Final value theorem

The final value theorem lets you read off the steady-state value of a signal directly from its Laplace transform, without inverting:

${\lim }_{t\to \infty }x(t)={\lim }_{s\to 0}sX(s),$

provided the time-domain limit on the left exists.

What “if the limit exists” means

The condition is essential. If $x(t)$ is a pure sinusoid, ${\lim }_{t\to \infty }x(t)$ doesn’t exist (it just oscillates forever), but $sX(s)\to 0$ as $s\to 0$ anyway, so the FVT would say the limit is $0$. Wrong — the limit doesn’t exist.

The FVT only gives nonsense in this kind of case. The rule of thumb: it’s valid when all poles of $sX(s)$ are in the open left half-plane (with the possible exception of a single pole at $s=0$, which $sX(s)$ has cancelled).
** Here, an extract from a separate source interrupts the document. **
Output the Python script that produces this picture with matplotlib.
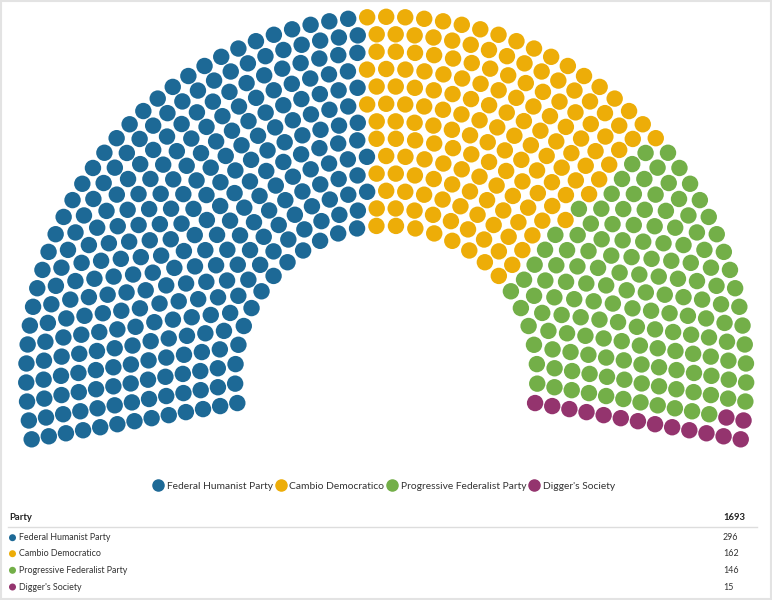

Sinusoidal poles on the imaginary axis (like $\pm j{\omega }_0$) make the FVT invalid.

Worked example

For a control system with step input where $Y(s)=(s+4)/[s(s+1)(s+2)]$:

${\lim }_{s\to 0}sY(s)={\lim }_{s\to 0}\frac{s+4}{(s+1)(s+2)}=\frac{4}{2}=2.$

So the steady-state value is $y(\infty )=2$. Check by inverting (partial fractions, etc.): $y(t)=2-3e^{-t}+e^{-2t}$ for $t\ge 0$, and indeed ${\lim }_{t\to \infty }y(t)=2$. ✓

The transient terms $-3e^{-t}$ and $e^{-2t}$ decay; the constant $2$ remains.

When it’s useful

The FVT is the standard tool for finding the DC gain or steady-state response of an LTI system to a step input. For a unit-step input with transfer function $H(s)$:

$y(\infty )={\lim }_{s\to 0}sH(s)\frac{1}{s}={\lim }_{s\to 0}H(s)=H(0).$

So the DC gain $H(0)$ is the steady-state response to a unit step. This appears in every control-system analysis.

Beware of misuse

A common mistake is applying the FVT to systems with poles in the right half-plane (unstable) or on the imaginary axis (oscillatory). For these, ${\lim }_{t\to \infty }x(t)$ doesn’t exist, but $sX(s)$ may still have a finite limit at $s=0$, leading to a wrong answer.

Always check pole locations before applying the FVT. All poles of $sX(s)$ must be in the open left half-plane.

See also

The companion Initial value theorem gives $x(0^{+})={\lim }_{s\to \infty }sX(s)$ — useful for the initial transient.

For an alternative way to find the steady-state response to a sinusoidal input (which the FVT doesn’t apply to), use the frequency response $H(j\omega )$ directly.